# After reboot mem/core back to default settings



## jirure (Dec 3, 2004)

Hello,

I've installed AtiTool 0.0.22 a couple off days ago. And i softmod my Club3D 9700 pro at 350/660 but every time i reboot AtiTool change it back to the default settings 325/620. 

I've tried to save the new settings but it doesn't work. 

Is this normal or is there a solution for this problem?


----------



## TheJuice (Dec 4, 2004)

jirure said:
			
		

> Hello,
> 
> I've installed AtiTool 0.0.22 a couple off days ago. And i softmod my Club3D 9700 pro at 350/660 but every time i reboot AtiTool change it back to the default settings 325/620.
> 
> ...



Your not softmodding. Your card is a Club3d 9700 pro. There is no softmod for 9700 Pros, you are overclocking with ATItool. Softmodding and Overclocking are different. Your cards default settings are 325/620(310X2). These settings are stored in the cards BIOS and whenever you reboot they are reloaded. 

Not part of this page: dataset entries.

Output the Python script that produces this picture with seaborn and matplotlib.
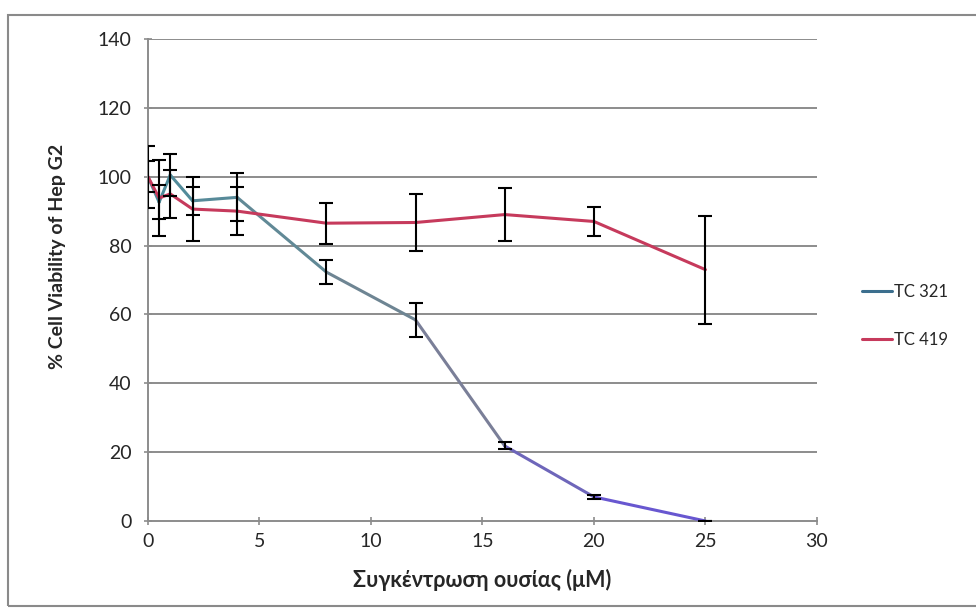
import pandas as pd
import matplotlib
matplotlib.use("Agg")
import matplotlib.pyplot as plt
import seaborn as sns
from matplotlib.lines import Line2D
from matplotlib.patches import Rectangle

# Datos
conc = [0, 0.5, 1, 2, 4, 8, 12, 16, 20, 25]
tc321 = [100, 92.6, 100.5, 93, 94, 72.3, 58.4, 21.8, 7, 0]
tc321_err = [4.5, 5, 6, 4, 7, 3.4, 4.9, 1, 0.5, 0]
tc419 = [100, 93.8, 95, 90.6, 90, 86.5, 86.7, 89, 87, 73]
tc419_err = [9, 11, 7, 9.4, 7, 6, 8.2, 7.8, 4.2, 15.7]

xticks = [0, 5, 10, 15, 20, 25, 30]
yticks = [0, 20, 40, 60, 80, 100, 120, 140]

# colores de cada tramo de TC 321 (degradado teal -> gris -> violeta)
seg_colors = ["#4a8d9c", "#4e8c9b", "#528b9a", "#578a99", "#618996",
              "#6e8593", "#7a7f98", "#6e66ba", "#6857d0"]

sns.set_theme(style="white")
plt.rcParams["font.family"] = ["Lato", "DejaVu Sans"]

fig = plt.figure(figsize=(9.76, 6.12), dpi=100)
ax = fig.add_axes([0.1516, 0.1487, 0.6854, 0.7876])

# marco exterior
fig.patches.append(Rectangle((0.008, 0.01), 1.2, 0.965, transform=fig.transFigure,
                             fill=False, edgecolor="#8a8a8a", linewidth=1.5))

# lineas de cuadricula
for yv in yticks[1:]:
    ax.axhline(yv, color="#8c8c8c", linewidth=1.4, zorder=1)

# TC 321 por tramos
for i in range(len(conc) - 1):
    seg = pd.DataFrame({"x": conc[i:i + 2], "y": tc321[i:i + 2]})
    sns.lineplot(data=seg, x="x", y="y", ax=ax, color=seg_colors[i],
                 linewidth=2.2, zorder=3)

df419 = pd.DataFrame({"x": conc, "y": tc419})
sns.lineplot(data=df419, x="x", y="y", ax=ax, color="#c63a5c", linewidth=2.2, zorder=3)

# barras de error
ax.errorbar(conc, tc321, yerr=tc321_err, fmt="none", ecolor="black",
            elinewidth=1.5, capsize=5, capthick=1.5, zorder=4)
ax.errorbar(conc, tc419, yerr=tc419_err, fmt="none", ecolor="black",
            elinewidth=1.5, capsize=5, capthick=1.5, zorder=4)

ax.set_xlim(0, 30)
ax.set_ylim(0, 140)
ax.set_xticks(xticks)
ax.set_yticks(yticks)
ax.tick_params(axis="both", labelsize=14, length=6, width=1.2, color="#8c8c8c",
               direction="inout", left=True, bottom=True)
ax.tick_params(axis="y", pad=9)
ax.tick_params(axis="x", pad=6)
ax.set_xlabel("Συγκέντρωση ουσίας (μM)", fontsize=15.5, fontweight="bold")
ax.set_ylabel("% Cell Viability of Hep G2", fontsize=14, fontweight="bold")
ax.xaxis.set_label_coords(0.5, -0.1)
ax.yaxis.set_label_coords(-0.122, 0.548)

for side in ["top", "right"]:
    ax.spines[side].set_visible(False)
ax.spines["left"].set_color("#8c8c8c")
ax.spines["left"].set_linewidth(1.4)
ax.spines["bottom"].set_color("#8c8c8c")
ax.spines["bottom"].set_linewidth(1.4)

handles = [Line2D([0], [0], color="#3c6f8e", linewidth=2.2),
           Line2D([0], [0], color="#c63a5c", linewidth=2.2)]
ax.legend(handles, ["TC 321", "TC 419"], loc="center left",
          bbox_to_anchor=(1.045, 0.425), frameon=False, fontsize=12,
          handlelength=1.8, handletextpad=0.1, labelspacing=1.9)

fig.savefig("out.png", dpi=100)
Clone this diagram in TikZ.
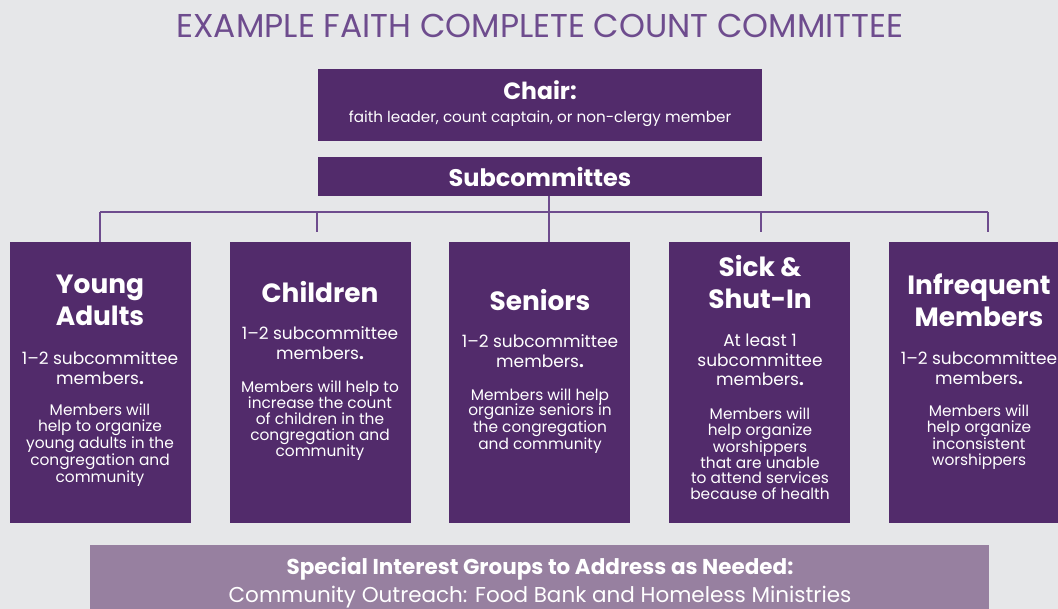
\documentclass[tikz,border=0pt]{standalone}
\usepackage{fontspec}
\setmainfont{Poppins}
\usetikzlibrary{positioning}
\definecolor{bg}{HTML}{E6E7E9}
\definecolor{dpurple}{HTML}{522B6B}
\definecolor{tpurple}{HTML}{6E4C8E}
\definecolor{lpurple}{HTML}{9780A0}
\begin{document}
\begin{tikzpicture}[x=1pt,y=-1pt,
  box/.style={fill=dpurple, draw=none, inner sep=0pt, anchor=north west},
  ttl/.style={text=white, align=center, font=\fontsize{26.4}{32}\selectfont\bfseries},
  cnt/.style={text=white, align=center, font=\fontsize{17}{19.5}\selectfont},
  dsc/.style={text=white, align=center, font=\fontsize{15.4}{15.75}\selectfont},
  conn/.style={draw=tpurple, line width=2pt}]
\fill[bg] (0,0) rectangle (1058,609);
\useasboundingbox (0,0) rectangle (1058,609);
\node[text=tpurple, font=\fontsize{33}{36}\selectfont] (title) at (540,26) {EXAMPLE FAITH COMPLETE COUNT COMMITTEE};
% chair
\node[box, minimum width=444pt, minimum height=72pt] (chair) at (318,69) {};
\node[text=white, font=\fontsize{23.5}{26}\selectfont\bfseries] (chairt) at (540,90) {Chair:};
\node[text=white, font=\fontsize{15.2}{17}\selectfont] (chairs) at (540,119) {faith leader, count captain, or non-clergy member};
% subcommittees
\node[box, minimum width=444pt, minimum height=39pt] (sub) at (318,157) {};
\node[text=white, font=\fontsize{24}{26}\selectfont\bfseries] (subt) at (540,177) {Subcommittes};
% boxes
\foreach \n/\x in {ya/10, ch/230, se/449, si/669, in/889}
  \node[box, minimum width=181pt, minimum height=281pt] (\n) at (\x,242) {};
% connectors
\coordinate (hub) at (549,212);
\coordinate (l1) at (100,212);
\coordinate (l5) at (988,212);
\draw[conn] (sub.south -| hub) -- (hub);
\draw[conn] (l1) -- (l5);
\draw[conn] (l1) -- (l1 |- ya.north);
\draw[conn] (317,212) -- (317,232);
\draw[conn] (hub) -- (hub |- se.north);
\draw[conn] (761,212) -- (761,232);
\draw[conn] (l5) -- (988,232);
% Young adults
\node[ttl] (yat) at (100,300) {Young\\Adults};
\node[cnt] (yac) at (100,368) {1–2 subcommittee\\members\textbf{.}};
\node[dsc] (yad) at (100,445) {Members will\\help to organize\\young adults in the\\congregation and\\community};
% Children
\node[ttl] (cht) at (320,292) {Children};
\node[cnt] (chc) at (320,343) {1–2 subcommittee\\members\textbf{.}};
\node[dsc] (chd) at (320,421) {Members will help to\\increase the count\\of children in the\\congregation and\\community};
% Seniors
\node[ttl] (set) at (540,300) {Seniors};
\node[cnt] (sec) at (540,351) {1–2 subcommittee\\members\textbf{.}};
\node[dsc] (sed) at (540,421) {Members will help\\organize seniors in\\the congregation\\and community};
% Sick
\node[ttl] (sit) at (760,282) {Sick \&\\Shut-In};
\node[cnt] (sic) at (760,360) {At least 1\\subcommittee\\members\textbf{.}};
\node[dsc] (sid) at (760,454) {Members will\\help organize\\worshippers\\that are unable\\to attend services\\because of health};
% Infrequent
\node[ttl] (int) at (979,300) {Infrequent\\Members};
\node[cnt] (inc) at (979,368) {1–2 subcommittee\\members\textbf{.}};
\node[dsc] (ind) at (979,437) {Members will\\help organize\\inconsistent\\worshippers};
% bottom
\node[box, fill=lpurple, minimum width=899pt, minimum height=70pt] (spec) at (90,545) {};
\node[text=white, font=\fontsize{21.5}{23}\selectfont\bfseries] (spect) at (540,569) {Special Interest Groups to Address as Needed:};
\node[text=white, font=\fontsize{21.5}{23}\selectfont] (specs) at (540,597) {Community Outreach: Food Bank and Homeless Ministries};
\end{tikzpicture}
\end{document}
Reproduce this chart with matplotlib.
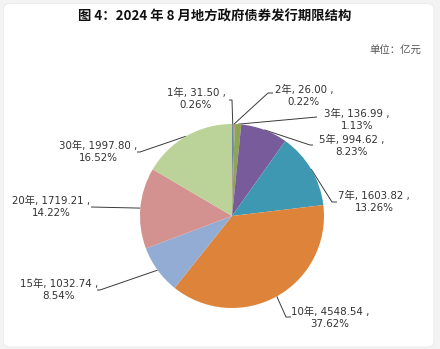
import numpy as np
import matplotlib
matplotlib.use("Agg")
import matplotlib.pyplot as plt
from matplotlib.patches import FancyBboxPatch

plt.rcParams['font.family'] = ['DejaVu Sans', 'Noto Sans CJK SC']

# Issuance by maturity, 100 million yuan
terms = ["1年", "2年", "3年", "5年", "7年", "10年", "15年", "20年", "30年"]
amounts = [31.50, 26.00, 136.99, 994.62, 1603.82, 4548.54, 1032.74, 1719.21, 1997.80]
colors = ["#6c87ab", "#c0703c", "#8ca654", "#775b9b", "#3f98b1",
          "#dd843a", "#93acd4", "#d39290", "#bbd398"]

title = "图 4：2024 年 8 月地方政府债券发行期限结构"
unit = "单位：亿元"

W, H = 440, 349
fig = plt.figure(figsize=(W / 100, H / 100), dpi=100, facecolor="#f3f3f3")

# overlay axes in pixel coordinates for card, labels and leader lines
ov = fig.add_axes([0, 0, 1, 1])
ov.set_xlim(0, W)
ov.set_ylim(H, 0)
ov.axis("off")
ov.add_patch(FancyBboxPatch((3.5, 3.5), 430.5, 343.5,
                            boxstyle="round,pad=0,rounding_size=6",
                            facecolor="white", edgecolor="#ececec", lw=0.8, zorder=0))

# pie geometry (pixels)
cx, cy, r = 232, 216, 92
pie_ax = fig.add_axes([(cx - r) / W, (H - cy - r) / H, 2 * r / W, 2 * r / H])
pie_ax.pie(amounts, colors=colors, startangle=90, counterclock=False, radius=1,
           wedgeprops=dict(linewidth=0))
pie_ax.set_xlim(-1, 1)
pie_ax.set_ylim(-1, 1)
pie_ax.axis("off")

ov.text(215, 17, title, ha="center", va="center", fontsize=9.6, fontweight="bold",
        family=["Noto Sans CJK SC"], color="#111111")
ov.text(421, 51, unit, ha="right", va="center", fontsize=7.5,
        family=["Noto Sans CJK SC"], color="#555555")

# label layout: text center, knee point, tail end
layout = {
    "1年": ((196, 99), (232, 100), (229, 100)),
    "2年": ((304, 96), (268, 93), (273, 93)),
    "3年": ((357, 120), (317, 117), (317, 117)),
    "5年": ((352, 146), (310, 145), (313, 145)),
    "7年": ((374, 202), (332, 202), (337, 202)),
    "10年": ((330, 318), (286, 317), (291, 317)),
    "15年": ((59, 290), (100, 290), (97, 290)),
    "20年": ((51, 207), (91, 207), (91, 207)),
    "30年": ((98, 152), (140, 152), (137, 152)),
}

total = sum(amounts)
cum = np.cumsum([0] + amounts)
for i, (name, val) in enumerate(zip(terms, amounts)):
    mid = (cum[i] + cum[i + 1]) / 2 / total * 2 * np.pi
    ex, ey = cx + r * np.sin(mid), cy - r * np.cos(mid)
    (tx, ty), (kx, ky), (sx, sy) = layout[name]
    ov.plot([ex, kx, sx], [ey, ky, sy], color="#3a3a3a", lw=0.7,
            solid_capstyle="butt", zorder=1)
    pct = val / total * 100
    ov.text(tx, ty, f"{name}, {val:.2f} ,\n{pct:.2f}%", ha="center", va="center",
            multialignment="center", fontsize=7.4, color="#333333",
            linespacing=1.2, zorder=3)

fig.savefig("out.png", dpi=100, facecolor=fig.get_facecolor())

You need to create a profile with ATITool at your overclock speeds of 350/660 and have ATItool load it on startup. To do this open ATItool set your clock speeds.
 Then click New at the top of the window, create a name for this profile. Something Like "Overclock" and click OK. Now your profile is saved. Now you need to have ATItool load it on startup. Click Settings at the bottom rigth of ATItool, at the next window click the dropdown menu and goto Startup. Check the box to "Load on Windows Startup via:" and select your method, I prefer registry key. Then click the box that says "Every time ATITool is launched, load profile:" and select the profile you created. Click Back and your done!

Now ATITool will launch when windows starts and clock your card the way you want it. Enjoy.


----------



## jirure (Dec 4, 2004)

Thx for your help i will do it emediatly.

and also thx for telling me the differance between clocking and modding.


----------